Are you an emotional wreck due to stress? If not, what’s the matter with you? Stress is the trendiest must-have accessory since self-esteem was invented in a Berkeley laboratory in 1971. But don’t feel left out if you still have your emotional equilibrium: stress is more contagious than chicken pox, and not always as visible.
Let’s say that despite your overbearing boss, children who only eat foods starring nitrates or sugar, credit card bills that make your hair stand on end, and visits from in-laws (did you ever imagine one week could last so long?) you are still not fretful, because you have faith that everything always works out for the best. This may be emotionally healthy, but it is not fashionable. If you’d like to see how most of Generation Stress operates, you can begin by Googling the word “stress.” You will instantly face a torrent of more than 229,000,000 resources on the topic, including the web site of The American Institute of Stress, which offers annual meetings where they discuss topics only a Ph.D. in neurophysiology could love, such as “repetitive transcranial magnetic stimulation” and “electroporation millimeter wave therapy.” Don’t try these at home, kids.
Of course, to fit in with the stressed-for-success crowd, you could also subscribe to one of the popular women’s magazines. They love to ask, “Stress getting you down?” on every even-numbered page. Then, after getting you worked up about your angst levels, they promise you “tricks” and “secrets” to instant calm. These include lighting a lavender scented candle and soaking in a bubble bath, ignoring the shouts of “Mommy? When are you coming out of there?” and the accompanying pounding on the bathroom door. Once I took one of their quizzes that asked me if I had any of the following symptoms of stress: memory problems, indecisiveness, anxious thoughts, constant worrying, feeling on edge or overwhelmed, loss of objectivity, and loss of car keys. I answered “yes” to all of them. I think I didn’t test positive for stress as much as I tested positive for motherhood. Then I came up with my own instant “trick” to staying calm: I cancelled the magazines that were harassing me over my stress levels.
Even writing about stress has been stressful for me, not only because as I typed these words, my computer froze up repeatedly, wasting a precious hour and forcing me to reboot the blasted machine five times, but also because I’m still not sure how to end this column. And that’s not all. Today I also realized with horror that we missed the mortgage payment, and while I was on the phone with the bank, offering my rendition of “the dog ate my mortgage statement,” my kids all started barraging me via text messages for requests for cash. All requests were for good causes, they assured me, such as emergency visits to amusement parks, pizza dinners with friends celebrating birthdays, and new clothes, which for girls are always emergencies. There seems to be no end to the number of people who want my money, my time, and my energy. The Red Cross even wants my blood!
I know what you’re thinking: big deal!
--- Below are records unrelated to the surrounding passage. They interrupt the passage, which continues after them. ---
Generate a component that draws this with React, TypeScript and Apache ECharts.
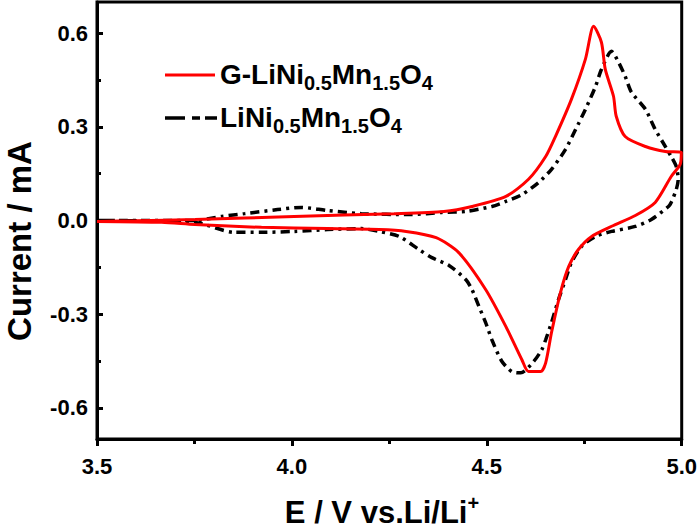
import React, { useEffect, useRef } from "react";
import * as echarts from "echarts";

const FONT = '"Liberation Sans", Arial, Helvetica, sans-serif';

// G-LiNi0.5Mn1.5O4 (red) : potential (V) and current (mA), forward then reverse sweep
const redE = [
  3.5, 3.6, 3.751, 4.006, 4.262, 4.39, 4.462, 4.549, 4.607, 4.651, 4.676, 4.717, 4.753, 4.774,
  4.794, 4.804, 4.825, 4.832, 4.855, 4.907, 4.958, 4.999, 4.996, 4.973, 4.932, 4.881, 4.825,
  4.769, 4.735, 4.71, 4.689, 4.666, 4.651, 4.638, 4.607, 4.59, 4.549, 4.497, 4.428, 4.37, 4.293,
  4.224, 4.091, 3.922, 3.751, 3.666, 3.5,
];
const redI = [
  -0.003, -0.001, 0.003, 0.013, 0.022, 0.029, 0.045, 0.077, 0.132, 0.205, 0.269, 0.388, 0.517,
  0.622, 0.571, 0.484, 0.398, 0.334, 0.269, 0.237, 0.221, 0.218, 0.18, 0.141, 0.058, 0.016,
  -0.016, -0.051, -0.093, -0.148, -0.231, -0.359, -0.456, -0.484, -0.484, -0.446, -0.34, -0.221,
  -0.103, -0.055, -0.035, -0.029, -0.026, -0.022, -0.013, -0.006, -0.003,
];

// LiNi0.5Mn1.5O4 (black dash-dot)
const blackE = [
  3.5, 3.751, 3.82, 3.879, 3.963, 4.024, 4.091, 4.178, 4.306, 4.385, 4.446, 4.513, 4.549, 4.59,
  4.633, 4.666, 4.702, 4.728, 4.753, 4.779, 4.794, 4.82, 4.838, 4.855, 4.871, 4.907, 4.932,
  4.958, 4.973, 4.986, 4.991, 4.986, 4.973, 4.966, 4.922, 4.881, 4.82, 4.779, 4.743, 4.717,
  4.702, 4.684, 4.666, 4.651, 4.641, 4.62, 4.587, 4.564, 4.538, 4.513, 4.497, 4.48, 4.462,
  4.446, 4.403, 4.359, 4.326, 4.275, 4.224, 4.178, 4.091, 4.006, 3.922, 3.853, 3.751, 3.5,
];
const blackI = [
  0.0, 0.0, 0.013, 0.022, 0.035, 0.042, 0.032, 0.022, 0.019, 0.026, 0.029, 0.045, 0.061, 0.083,
  0.122, 0.164, 0.228, 0.292, 0.356, 0.43, 0.484, 0.542, 0.507, 0.462, 0.411, 0.356, 0.292,
  0.237, 0.205, 0.173, 0.132, 0.099, 0.058, 0.045, 0.003, -0.019, -0.035, -0.051, -0.083,
  -0.135, -0.189, -0.253, -0.327, -0.382, -0.414, -0.452, -0.488, -0.484, -0.45, -0.382,
  -0.327, -0.276, -0.221, -0.189, -0.144, -0.119, -0.093, -0.051, -0.035, -0.026, -0.029,
  -0.035, -0.038, -0.038, -0.006, 0.0,
];

const yMajorTicks = [-0.6, -0.3, 0, 0.3, 0.6];
const yMinorTicks = [-0.45, -0.15, 0.15, 0.45];

// text pieces: [text, shift] where shift 0 = normal, 1 = subscript, -1 = superscript
const legendRed: [string, number][] = [["G-LiNi", 0], ["0.5", 1], ["Mn", 0], ["1.5", 1], ["O", 0], ["4", 1]];
const legendBlack: [string, number][] = [["LiNi", 0], ["0.5", 1], ["Mn", 0], ["1.5", 1], ["O", 0], ["4", 1]];
const xTitle: [string, number][] = [["E / V vs.Li/Li", 0], ["+", -1]];
const yTitle = "Current / mA";

const zip = (a: number[], b: number[]) => a.map((v, i) => [v, b[i]]);

let measureCtx: CanvasRenderingContext2D | null = null;
function measure(text: string, font: string) {
  if (!measureCtx) measureCtx = document.createElement("canvas").getContext("2d");
  if (!measureCtx) return text.length * 12;
  measureCtx.font = font;
  return measureCtx.measureText(text).width;
}

function scriptRow(
  pieces: [string, number][],
  x: number,
  yCenter: number,
  size: number,
  smallSize: number,
  subDy: number,
  supDy: number,
  anchor: "left" | "center"
) {
  const fontN = `bold ${size}px ${FONT}`;
  const fontS = `bold ${smallSize}px ${FONT}`;
  const widths = pieces.map(([t, s]) => measure(t, s === 0 ? fontN : fontS));
  const total = widths.reduce((a, b) => a + b, 0);
  let cx = anchor === "center" ? x - total / 2 : x;
  return pieces.map(([t, s], i) => {
    const el = {
      type: "text",
      x: cx,
      y: yCenter + (s === 1 ? subDy : s === -1 ? supDy : 0),
      style: {
        text: t,
        font: s === 0 ? fontN : fontS,
        fill: "#000",
        align: "left",
        verticalAlign: "middle",
      },
    };
    cx += widths[i];
    return el;
  });
}

export default function App() {
  const ref = useRef<HTMLDivElement>(null);
  useEffect(() => {
    if (!ref.current) return;
    const chart = echarts.init(ref.current, undefined, { renderer: "svg" });
    const labelStyle = {
      fontSize: 22,
      fontWeight: "bold" as const,
      fontFamily: FONT,
      color: "#000",
    };
    chart.setOption({
      animation: false,
      backgroundColor: "#fff",
      grid: {
        left: 97,
        right: 17,
        top: 2,
        bottom: 92,
        show: true,
        borderColor: "#000",
        borderWidth: 3,
      },
      xAxis: {
        type: "value",
        min: 3.5,
        max: 5.0,
        interval: 0.5,
        axisLine: { show: true, onZero: false, lineStyle: { color: "#000", width: 3 } },
        axisTick: { show: true, inside: false, length: 7, lineStyle: { color: "#000", width: 3 } },
        minorTick: { show: true, splitNumber: 2, length: 5, lineStyle: { color: "#000", width: 3 } },
        splitLine: { show: false },
        axisLabel: { ...labelStyle, margin: 16, formatter: (v: number) => v.toFixed(1) },
      },
      yAxis: [
        {
          type: "value",
          min: -0.7,
          max: 0.7,
          axisLine: { show: true, onZero: false, lineStyle: { color: "#000", width: 3 } },
          axisTick: {
            show: true,
            inside: true,
            length: 6,
            customValues: yMajorTicks,
            lineStyle: { color: "#000", width: 3 },
          },
          splitLine: { show: false },
          axisLabel: {
            ...labelStyle,
            margin: 9,
            customValues: yMajorTicks,
            formatter: (v: number) => (Math.abs(v) < 1e-9 ? "0.0" : v.toFixed(1)),
          },
        },
        {
          type: "value",
          min: -0.7,
          max: 0.7,
          position: "left",
          offset: 0,
          axisLine: { show: false, onZero: false },
          axisTick: {
            show: true,
            inside: true,
            length: 4,
            customValues: yMinorTicks,
            lineStyle: { color: "#000", width: 3 },
          },
          splitLine: { show: false },
          axisLabel: { show: false },
        },
      ],
      series: [
        {
          type: "line",
          name: "G-LiNi0.5Mn1.5O4",
          data: zip(redE, redI),
          showSymbol: false,
          smooth: 0.25,
          lineStyle: { color: "#ff0000", width: 3 },
          z: 3,
        },
        {
          type: "line",
          name: "LiNi0.5Mn1.5O4",
          data: zip(blackE, blackI),
          showSymbol: false,
          smooth: 0.25,
          lineStyle: { color: "#000", width: 3.5, type: [9, 5, 3, 5] },
          z: 2,
        },
      ],
      graphic: [
        {
          type: "line",
          shape: { x1: 165, y1: 75, x2: 215, y2: 75 },
          style: { stroke: "#ff0000", lineWidth: 3 },
        },
        {
          type: "line",
          shape: { x1: 165, y1: 118, x2: 217, y2: 118 },
          style: { stroke: "#000", lineWidth: 3.5, lineDash: [20, 7, 8, 5, 12] },
        },
        ...scriptRow(legendRed, 220, 74, 28, 20, 9, -8, "left"),
        ...scriptRow(legendBlack, 220, 117, 28, 20, 9, -8, "left"),
        ...scriptRow(xTitle, 382, 512, 31, 20, 9, -9, "center"),
        {
          type: "text",
          x: 19,
          y: 241,
          rotation: Math.PI / 2,
          style: {
            text: yTitle,
            font: `bold 33px ${FONT}`,
            align: "center",
            verticalAlign: "middle",
            fill: "#000",
          },
        },
      ],
    });
    return () => chart.dispose();
  }, []);
  return (
    <div
      ref={ref}
      style={{ position: "fixed", left: 0, top: 0, width: 700, height: 531, background: "#fff" }}
    />
  );
}
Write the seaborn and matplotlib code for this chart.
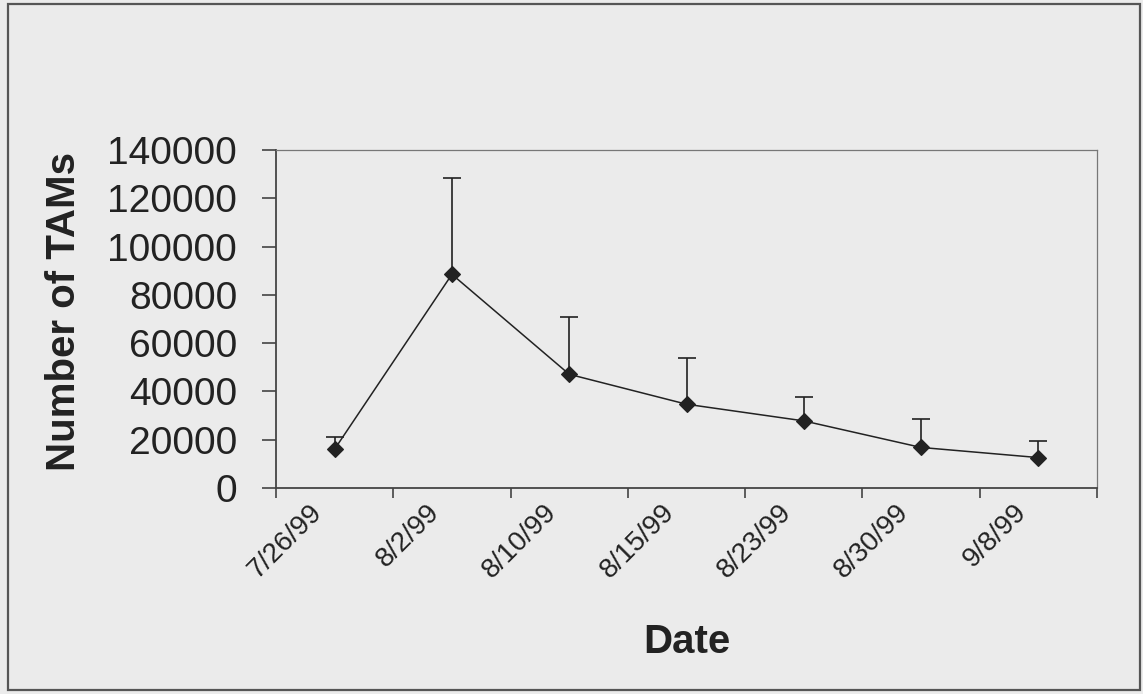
import numpy as np
import pandas as pd
import seaborn as sns
import matplotlib
matplotlib.use('Agg')
import matplotlib.pyplot as plt
from matplotlib.patches import Rectangle
from matplotlib.transforms import ScaledTranslation

# values
dates = ['7/26/99', '8/2/99', '8/10/99', '8/15/99', '8/23/99', '8/30/99', '9/8/99']
tams = [16100, 88500, 47100, 34700, 27800, 16800, 12600]
err_up = [5200, 39900, 23800, 19100, 10000, 11800, 6900]

df = pd.DataFrame({'Date': dates, 'TAMs': tams})

sns.set_style('ticks')
plt.rcParams['font.family'] = ['Liberation Sans', 'DejaVu Sans']

bg = '#ebebeb'
ink = '#222222'

fig = plt.figure(figsize=(11.43, 6.94), dpi=100, facecolor=bg)
ax = fig.add_axes([276/1143, 1 - 488/694, 821/1143, 338/694])
ax.set_facecolor(bg)

# upward error bars only
pos = np.arange(len(dates))
eb = ax.errorbar(pos, tams, yerr=[np.zeros(len(tams)), err_up], fmt='none',
                 ecolor=ink, elinewidth=1.2, capsize=6.5, capthick=1.2, zorder=2)
eb[1][0].set_visible(False)  # lower caps

sns.pointplot(data=df, x='Date', y='TAMs', ax=ax, color=ink, markers='D',
              markersize=8, linewidth=1.1, errorbar=None, zorder=3)

ax.set_xlim(-0.5, len(dates) - 0.5)
ax.set_ylim(0, 140000)
ax.set_yticks(range(0, 140001, 20000))
ax.set_yticklabels([str(v) for v in range(0, 140001, 20000)])

# ticks between categories, labels at category centres
ax.set_xticks(np.arange(-0.5, len(dates)), labels=[''] * (len(dates) + 1))
ax.set_xticks(pos, labels=dates, minor=True)
ax.tick_params(axis='x', which='major', length=7, width=1.2, color='#444')
ax.tick_params(axis='x', which='minor', length=0, pad=8, labelsize=20, labelcolor=ink)
ax.tick_params(axis='y', length=10, width=1.2, color='#444', pad=18,
               labelsize=28, labelcolor=ink)
off = ScaledTranslation(-7/100, 0, fig.dpi_scale_trans)
for lab in ax.get_xticklabels(minor=True):
    lab.set_rotation(45)
    lab.set_ha('right')
    lab.set_va('top')
    lab.set_transform(lab.get_transform() + off)

for s in ['left', 'bottom']:
    ax.spines[s].set_color('#444')
    ax.spines[s].set_linewidth(1.3)
for s in ['top', 'right']:
    ax.spines[s].set_color('#777')
    ax.spines[s].set_linewidth(0.9)
    ax.spines[s].set_linestyle((0, (1, 1)))

ax.set_xlabel('Date', fontsize=29, fontweight='bold', color=ink)
ax.set_ylabel('Number of TAMs', fontsize=29, fontweight='bold', color=ink)
ax.xaxis.set_label_coords(0.5, -0.40)
ax.xaxis.label.set_va('top')
ax.yaxis.set_label_coords(-0.235, 0.521)

# outer frame of the chart
fig.patches.append(Rectangle((8/1143, 4/694), 1132/1143, 686/694, transform=fig.transFigure,
                             fill=False, edgecolor='#555', linewidth=1.6))

fig.savefig('out.png', dpi=100, facecolor=bg)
Let me tell you about the guy who’s suing me, my best friend’s illness, the scuttlebutt about my company getting bought out, the volunteer committee at the school I agreed to chair during a moment of insanity that’s taking over my life, and how I’ll be able to lower my blood pressure like the doctor said I must despite living in this pressure cooker. Then you’ll know what stress is!
Frankly, all this talk about stress has got me rattled, so please excuse me while I take a break for yoga, sip some calming chamomile tea, and turn off my iPhone. I’ll pray for serenity, and later tonight, read a funny book, because laughter may be the best antidote of all to the omnipresent stress monster.